▸ **Exercise materials**
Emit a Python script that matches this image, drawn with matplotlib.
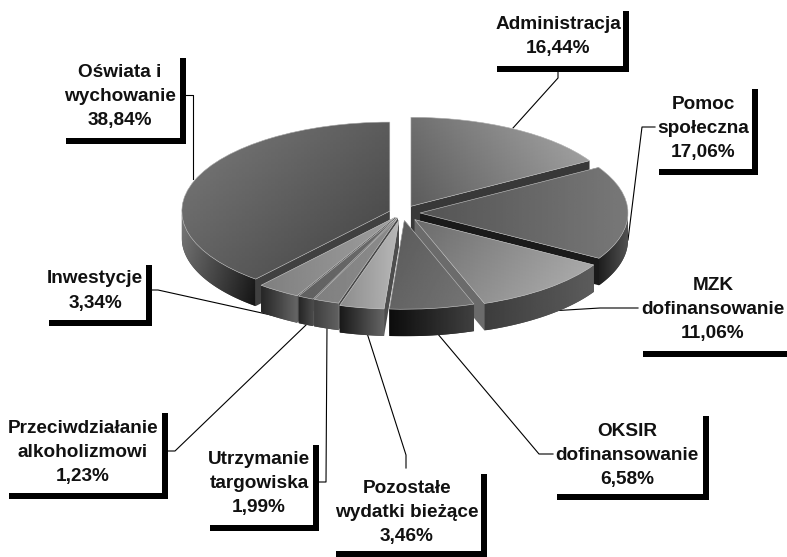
import numpy as np
import matplotlib
matplotlib.use("Agg")
import matplotlib.pyplot as plt
from matplotlib.patches import Polygon, Rectangle, Wedge

names = ["Administracja", "Pomoc\nspołeczna", "MZK\ndofinansowanie", "OKSIR\ndofinansowanie",
         "Pozostałe\nwydatki bieżące", "Utrzymanie\ntargowiska", "Przeciwdziałanie\nalkoholizmowi",
         "Inwestycje", "Oświata i\nwychowanie"]
values = [16.44, 17.06, 11.06, 6.58, 3.46, 1.99, 1.23, 3.34, 38.84]
explode = [18, 18, 20, 17, 17, 12, 12, 12, 13]

# look of each slice: top (from, to, direction), rim (from, to, direction), cut face
top_style = [(0.36, 0.66, 20), (0.33, 0.47, 0), (0.42, 0.70, -20), (0.35, 0.46, -30), (0.55, 0.72, 0),
             (0.50, 0.55, 0), (0.38, 0.42, 0), (0.50, 0.62, 0), (0.48, 0.26, -40)]
rim_style = [(0.2, 0.3, 0), (0.12, 0.32, 0), (0.24, 0.36, 0), (0.05, 0.25, 0), (0.10, 0.40, 0),
             (0.25, 0.38, 0), (0.15, 0.30, 0), (0.15, 0.40, 0), (0.47, 0.08, -20)]
face_gray = [0.22, 0.10, 0.42, 0.35, 0.30, 0.28, 0.30, 0.30, 0.25]

# label boxes in pixels: left, top, right, bottom of the black corner
boxes = [(497, 11, 629, 72), (659, 89, 758, 175), (643, 270, 793, 357), (557, 416, 709, 500),
         (336, 474, 487, 557), (210, 445, 319, 531), (9, 413, 168, 499), (49, 265, 152, 326),
         (66, 58, 186, 144)]
text_pos = [(558, 36.5), (703, 128.5), (713, 309.5), (627, 455.5), (407, 512.5), (259, 483.5), (83, 452.5),
            (95, 291), (120, 96.5)]
leaders = [[(558, 72), (558, 78), (513, 128)],
           [(655, 127), (642, 127), (628, 240)],
           [(638, 308), (600, 308), (550, 311)],
           [(553, 454), (539, 454), (437, 333)],
           [(406, 468), (406, 455), (367, 333)],
           [(319, 482), (326, 482), (327, 325)],
           [(168, 451), (175, 451), (306, 325)],
           [(152, 290), (158, 290), (280, 317)],
           [(186, 95), (193, 95), (193, 179)]]

W, H = 787, 557
SQUASH = 0.428
DEPTH = 27 / SQUASH
BAR = 6


def shade(ax, patch, style, z):
    # linear gray gradient clipped to a patch
    c0, c1, angle = style
    box = patch.get_path().get_extents(patch.get_patch_transform())
    xx, yy = np.meshgrid(np.linspace(0, 1, 64), np.linspace(0, 1, 64))
    a = np.radians(angle)
    u = np.cos(a) * xx + np.sin(a) * yy
    u = (u - u.min()) / (u.max() - u.min())
    im = ax.imshow(c0 + (c1 - c0) * u, cmap="gray", vmin=0, vmax=1, origin="lower", aspect="auto",
                   extent=(box.x0, box.x1, box.y0, box.y1), interpolation="bilinear", zorder=z)
    im.set_clip_path(patch)


fig = plt.figure(figsize=(W / 100, H / 100), dpi=100)
lab = fig.add_axes([0, 0, 1, 1], zorder=1)
lab.set_xlim(0, W)
lab.set_ylim(H, 0)
lab.axis("off")

for pts in leaders:
    lab.plot([p[0] for p in pts], [p[1] for p in pts], color="black", lw=0.8)

for name, val, (l, t, r, b), (tx, ty) in zip(names, values, boxes, text_pos):
    lab.add_patch(Rectangle((l, b - BAR), r - l, BAR, color="black", lw=0))
    lab.add_patch(Rectangle((r - BAR, t), BAR, b - t, color="black", lw=0))
    txt = name + "\n" + f"{val:.2f}".replace(".", ",") + "%"
    lab.text(tx, ty, txt, ha="center", va="center", family="Liberation Sans", weight="bold",
             fontsize=13.7, linespacing=1.56, color="#111111")

ax = fig.add_axes([0, 0, 1, 1], zorder=2)
ax.patch.set_visible(False)
wedges, _ = ax.pie(values, startangle=90, counterclock=False, explode=explode, radius=208,
                   center=(402, (H - 213) / SQUASH), frame=False,
                   wedgeprops={"edgecolor": "none"})
ax.set_aspect("auto")

# paint from the back of the pie to the front
mids = [(w.theta1 + w.theta2) / 2 for w in wedges]
order = np.argsort([-np.cos(np.radians(m - 90)) for m in mids])
for rank, i in enumerate(order):
    w = wedges[i]
    z = 10 + rank * 10
    cx, cy = w.center
    for th in (w.theta1, w.theta2):
        ex = cx + w.r * np.cos(np.radians(th))
        ey = cy + w.r * np.sin(np.radians(th))
        ax.add_patch(Polygon([(cx, cy), (ex, ey), (ex, ey - DEPTH), (cx, cy - DEPTH)],
                             color=str(face_gray[i]), lw=0, zorder=z))
    th = np.linspace(w.theta1, w.theta2, 240)
    th = th[np.sin(np.radians(th)) <= 0]
    if len(th) > 1:
        rx = cx + w.r * np.cos(np.radians(th))
        ry = cy + w.r * np.sin(np.radians(th))
        pts = np.r_[np.c_[rx, ry], np.c_[rx, ry - DEPTH][::-1]]
        rim = Polygon(pts, color=str(np.mean(rim_style[i][:2])), lw=0, zorder=z + 1)
        ax.add_patch(rim)
        shade(ax, rim, rim_style[i], z + 2)
    w.set_facecolor(str(np.mean(top_style[i][:2])))
    w.set_zorder(z + 3)
    shade(ax, w, top_style[i], z + 4)
    ax.add_patch(Wedge(w.center, w.r, w.theta1, w.theta2, fill=False, ec="#c4c4c4", lw=0.4, zorder=z + 5))

ax.set_xlim(0, W)
ax.set_ylim(0, H / SQUASH)
fig.savefig("out.png", dpi=100)
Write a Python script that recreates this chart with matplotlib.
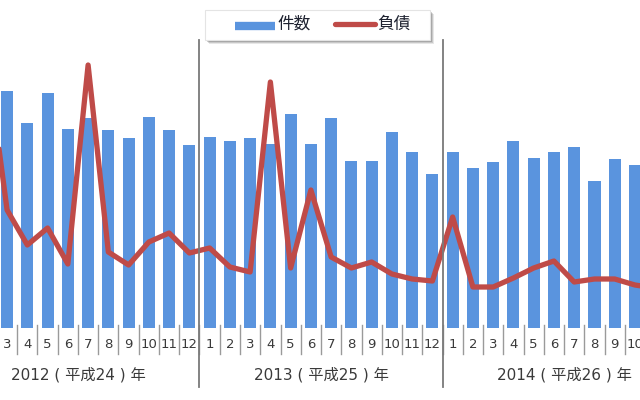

▸ **Instruction**
Every line of text is to be repeated exactly; pictures are left out.

▸ **Result of this exercise**
Emit a Python script that matches this image, drawn with matplotlib.
import numpy as np
import matplotlib
matplotlib.use("Agg")
import matplotlib.pyplot as plt
from matplotlib.patches import Polygon, Rectangle, Wedge

names = ["Administracja", "Pomoc\nspołeczna", "MZK\ndofinansowanie", "OKSIR\ndofinansowanie",
         "Pozostałe\nwydatki bieżące", "Utrzymanie\ntargowiska", "Przeciwdziałanie\nalkoholizmowi",
         "Inwestycje", "Oświata i\nwychowanie"]
values = [16.44, 17.06, 11.06, 6.58, 3.46, 1.99, 1.23, 3.34, 38.84]
explode = [18, 18, 20, 17, 17, 12, 12, 12, 13]

# look of each slice: top (from, to, direction), rim (from, to, direction), cut face
top_style = [(0.36, 0.66, 20), (0.33, 0.47, 0), (0.42, 0.70, -20), (0.35, 0.46, -30), (0.55, 0.72, 0),
             (0.50, 0.55, 0), (0.38, 0.42, 0), (0.50, 0.62, 0), (0.48, 0.26, -40)]
rim_style = [(0.2, 0.3, 0), (0.12, 0.32, 0), (0.24, 0.36, 0), (0.05, 0.25, 0), (0.10, 0.40, 0),
             (0.25, 0.38, 0), (0.15, 0.30, 0), (0.15, 0.40, 0), (0.47, 0.08, -20)]
face_gray = [0.22, 0.10, 0.42, 0.35, 0.30, 0.28, 0.30, 0.30, 0.25]

# label boxes in pixels: left, top, right, bottom of the black corner
boxes = [(497, 11, 629, 72), (659, 89, 758, 175), (643, 270, 793, 357), (557, 416, 709, 500),
         (336, 474, 487, 557), (210, 445, 319, 531), (9, 413, 168, 499), (49, 265, 152, 326),
         (66, 58, 186, 144)]
text_pos = [(558, 36.5), (703, 128.5), (713, 309.5), (627, 455.5), (407, 512.5), (259, 483.5), (83, 452.5),
            (95, 291), (120, 96.5)]
leaders = [[(558, 72), (558, 78), (513, 128)],
           [(655, 127), (642, 127), (628, 240)],
           [(638, 308), (600, 308), (550, 311)],
           [(553, 454), (539, 454), (437, 333)],
           [(406, 468), (406, 455), (367, 333)],
           [(319, 482), (326, 482), (327, 325)],
           [(168, 451), (175, 451), (306, 325)],
           [(152, 290), (158, 290), (280, 317)],
           [(186, 95), (193, 95), (193, 179)]]

W, H = 787, 557
SQUASH = 0.428
DEPTH = 27 / SQUASH
BAR = 6


def shade(ax, patch, style, z):
    # linear gray gradient clipped to a patch
    c0, c1, angle = style
    box = patch.get_path().get_extents(patch.get_patch_transform())
    xx, yy = np.meshgrid(np.linspace(0, 1, 64), np.linspace(0, 1, 64))
    a = np.radians(angle)
    u = np.cos(a) * xx + np.sin(a) * yy
    u = (u - u.min()) / (u.max() - u.min())
    im = ax.imshow(c0 + (c1 - c0) * u, cmap="gray", vmin=0, vmax=1, origin="lower", aspect="auto",
                   extent=(box.x0, box.x1, box.y0, box.y1), interpolation="bilinear", zorder=z)
    im.set_clip_path(patch)


fig = plt.figure(figsize=(W / 100, H / 100), dpi=100)
lab = fig.add_axes([0, 0, 1, 1], zorder=1)
lab.set_xlim(0, W)
lab.set_ylim(H, 0)
lab.axis("off")

for pts in leaders:
    lab.plot([p[0] for p in pts], [p[1] for p in pts], color="black", lw=0.8)

for name, val, (l, t, r, b), (tx, ty) in zip(names, values, boxes, text_pos):
    lab.add_patch(Rectangle((l, b - BAR), r - l, BAR, color="black", lw=0))
    lab.add_patch(Rectangle((r - BAR, t), BAR, b - t, color="black", lw=0))
    txt = name + "\n" + f"{val:.2f}".replace(".", ",") + "%"
    lab.text(tx, ty, txt, ha="center", va="center", family="Liberation Sans", weight="bold",
             fontsize=13.7, linespacing=1.56, color="#111111")

ax = fig.add_axes([0, 0, 1, 1], zorder=2)
ax.patch.set_visible(False)
wedges, _ = ax.pie(values, startangle=90, counterclock=False, explode=explode, radius=208,
                   center=(402, (H - 213) / SQUASH), frame=False,
                   wedgeprops={"edgecolor": "none"})
ax.set_aspect("auto")

# paint from the back of the pie to the front
mids = [(w.theta1 + w.theta2) / 2 for w in wedges]
order = np.argsort([-np.cos(np.radians(m - 90)) for m in mids])
for rank, i in enumerate(order):
    w = wedges[i]
    z = 10 + rank * 10
    cx, cy = w.center
    for th in (w.theta1, w.theta2):
        ex = cx + w.r * np.cos(np.radians(th))
        ey = cy + w.r * np.sin(np.radians(th))
        ax.add_patch(Polygon([(cx, cy), (ex, ey), (ex, ey - DEPTH), (cx, cy - DEPTH)],
                             color=str(face_gray[i]), lw=0, zorder=z))
    th = np.linspace(w.theta1, w.theta2, 240)
    th = th[np.sin(np.radians(th)) <= 0]
    if len(th) > 1:
        rx = cx + w.r * np.cos(np.radians(th))
        ry = cy + w.r * np.sin(np.radians(th))
        pts = np.r_[np.c_[rx, ry], np.c_[rx, ry - DEPTH][::-1]]
        rim = Polygon(pts, color=str(np.mean(rim_style[i][:2])), lw=0, zorder=z + 1)
        ax.add_patch(rim)
        shade(ax, rim, rim_style[i], z + 2)
    w.set_facecolor(str(np.mean(top_style[i][:2])))
    w.set_zorder(z + 3)
    shade(ax, w, top_style[i], z + 4)
    ax.add_patch(Wedge(w.center, w.r, w.theta1, w.theta2, fill=False, ec="#c4c4c4", lw=0.4, zorder=z + 5))

ax.set_xlim(0, W)
ax.set_ylim(0, H / SQUASH)
fig.savefig("out.png", dpi=100)
Write a Python script that recreates this chart with matplotlib.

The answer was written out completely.